There have been a lot of things going on that I wanted to write about, without having time to write about them: more conservative Christians casting themselves as victims of gay marriage repression (plus polygamy) for example, but also some weird reactionary writing about schooling: is learning cursive writing a fundamental right?  Should the college essay be abolished?  The wack factor is strong with these young ones.
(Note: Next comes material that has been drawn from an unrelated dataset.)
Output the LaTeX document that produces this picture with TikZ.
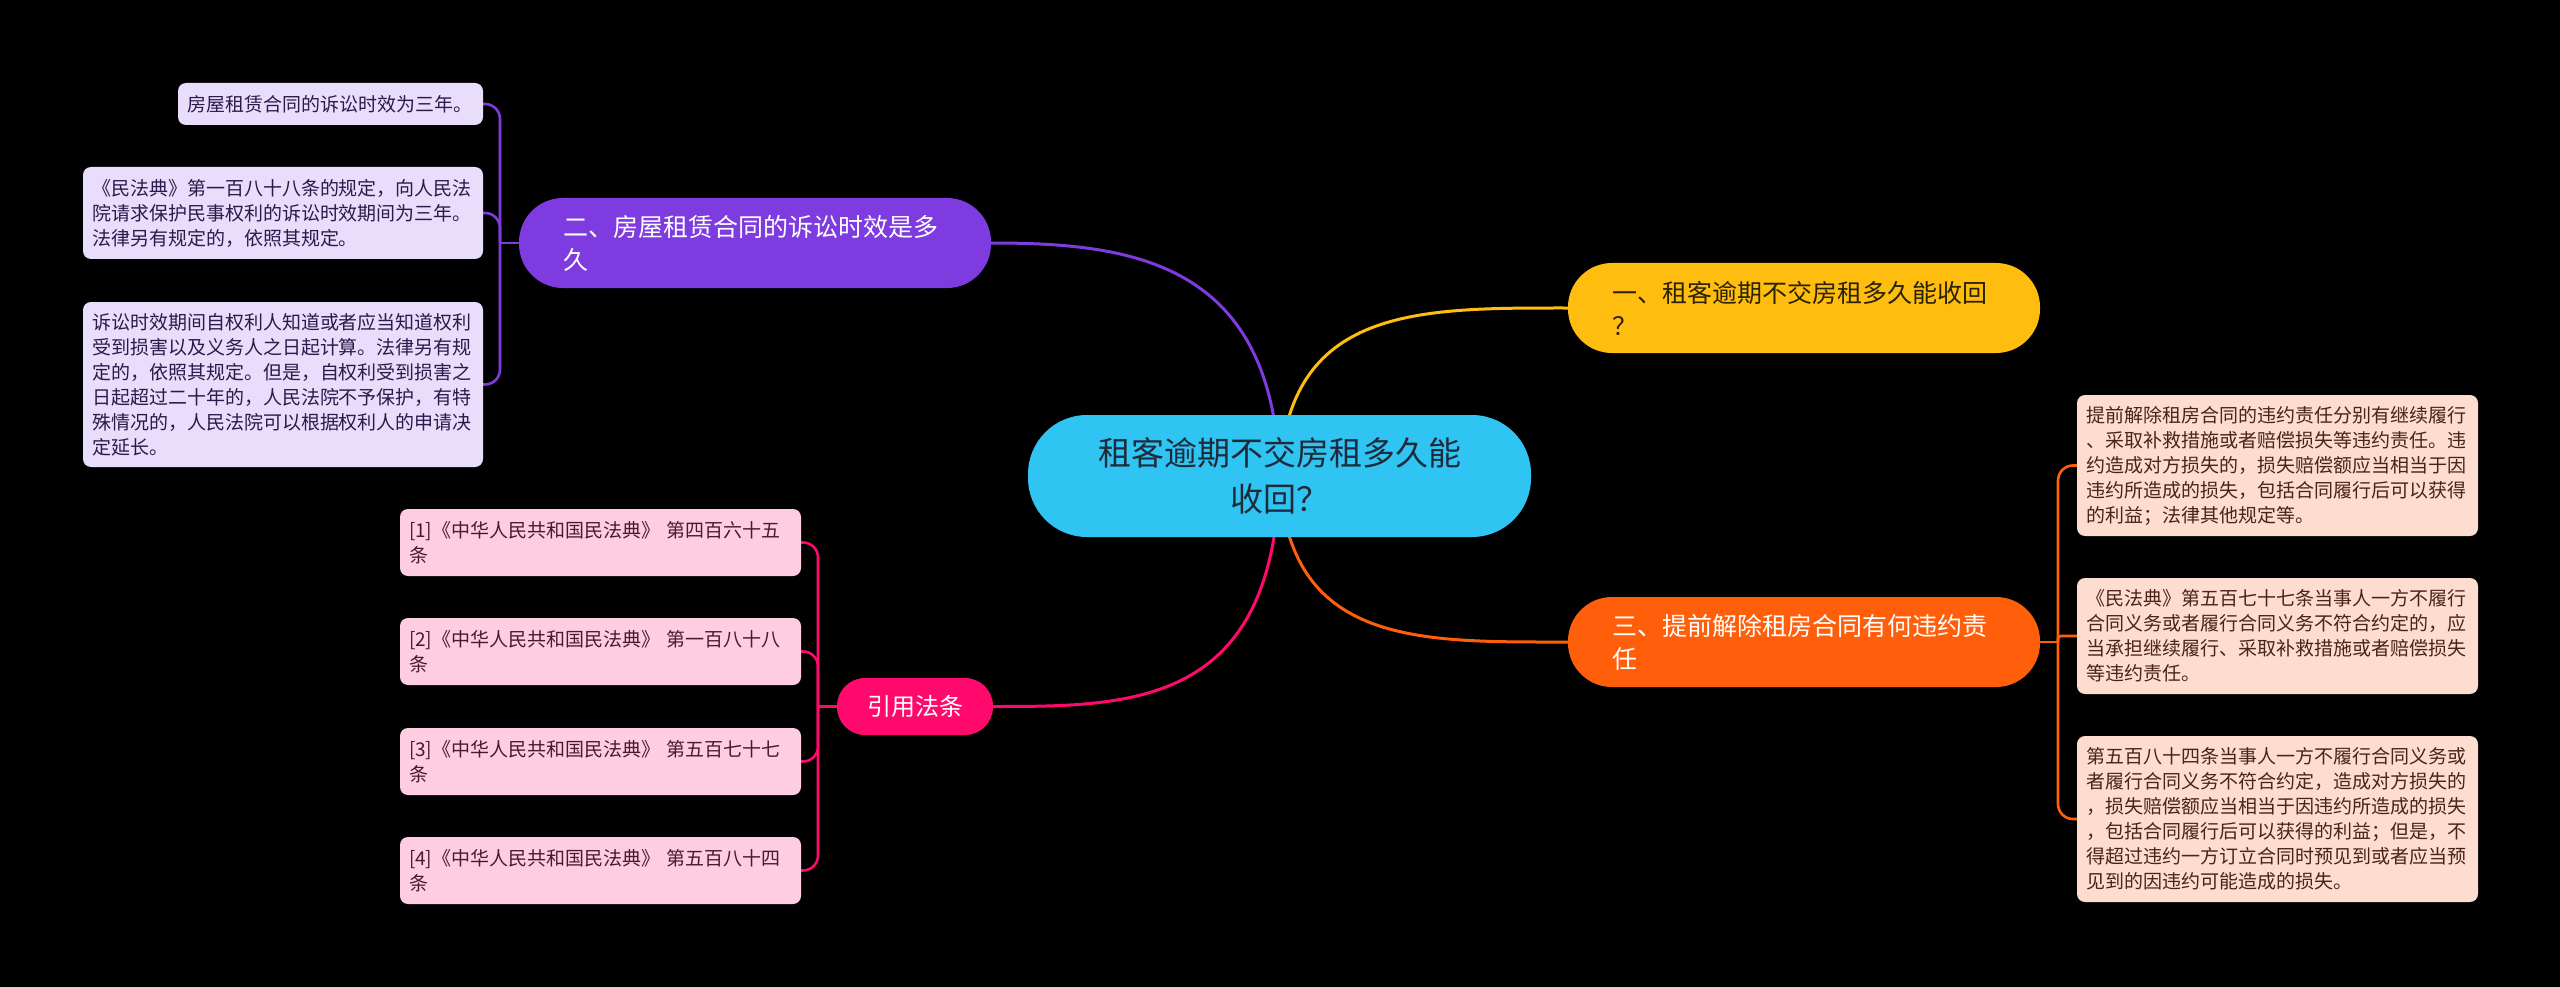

I'll try to get to some of these presently.  For now, I wanted to mention a small epiphany I had this morning, listening to Democracy Now before I went to work.  I've always been bothered by the Bush gang's use of "homeland" as patriotic, warmongering propaganda, but couldn't quite put my finger on what it made me think of.  Today the word "homeland" recurred in a DN report on Nelson Mandela's funeral.  For example, in this interview with Amy Goodman's brother David:
Qunu was also in the heart of a former apartheid Bantustan, or homeland, called the Transkei, which when I was in South Africa at the height of apartheid in the ’80s was—had actually been declared an independent country by South Africa, populated only by black South Africans. It was a way of dispossessing blacks of citizenship in their home country. And it had all the trappings of a country. I had to pass through border posts, had my passport stamped, and there was a Transkei defense force. And it—this so-called independent homeland, which no one recognized except South Africa, actually existed until Mandela became president in 1994.
That was why I had such negative associations with the word, so that when the Department of Homeland Security slouched into the light I reflexively reacted against it: it was Newspeak from another repressive regime.  There were plenty of other reasons to dislike the term, but I think the South African connection was a strong one for me.